I'm trying to do some filtering on several dataframes from a list (with a character column that is date-like).
I know that all my df have n (here 10) entities, and then i try to spot long_df format where each row is a couple entity-date.
Then I'd like to apply on these long df a filtering function, finding the character column that is a date and keeping only one year.
I've read that filter_if is deprecated, so I've tried to do something with across syntax but it failed so far.
Any idea why it is not working ?
## a list of df
list_df <- list(A = data.frame(ID = letters[1:10],
Var1 = rnorm(10),
Var2 = rnorm(10),
Var3 = rnorm(10)),
B = data.frame(ID = rep(letters[1:10],3),
X = c(rep("01/01/2018", 10),
rep("01/01/2019", 10),
rep("01/01/2020", 10)),
Var1 = rnorm(30),
Var2 = rnorm(30)),
C = data.frame(ID = rep(letters[1:10],2),
D = c(rep("01/01/2018", 10),
rep("01/01/2019", 10)),
Var1 = rnorm(20),
Var2 = rnorm(20)))
## a custom function to find character column that are date (= B$X & C$D)
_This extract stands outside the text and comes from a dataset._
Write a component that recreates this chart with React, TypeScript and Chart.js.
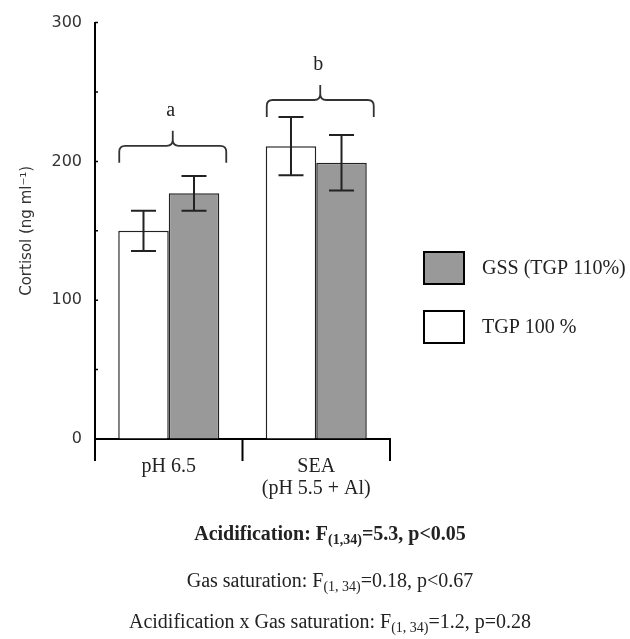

guessdate <- function(x) !all(is.na(as.Date(as.character(x),format="%d/%m/%Y")))
#test the function on one df
list_df[["B"]] %>% map(., guessdate)
## what i've tried so far
list_df %>% map_if(.p = ~ nrow(.x) > 10, # apply function only on dataframe with more than 10 rows
~ filter(across(where(map(., guessdate)), ~ str_detect(.x, "2018")))) ## filter the date-like column keeping only (2018)
## desired ouput
output <- list(A = data.frame(ID = letters[1:10],
Var1 = rnorm(10),
Var2 = rnorm(10),
Var3 = rnorm(10)),
B = data.frame(ID = letters[1:10],
X = c(rep("01/01/2018", 10)),
Var1 = rnorm(10),
Var2 = rnorm(10)),
C = data.frame(ID = letters[1:10],
D = c(rep("01/01/2018", 10)),
Var1 = rnorm(10),
Var2 = rnorm(10)))
If looks like you have an extra map
in there and are not passing the data.frame to filter. Try
list_df %>% map_if(.p = ~ nrow(.x) > 10,
~ filter(.x, if_all(where(guessdate), ~ str_detect(.x, "2018"))))
Using across()
in filter()
was deprecated in dplyr 1.0.8 so we use if_all()
here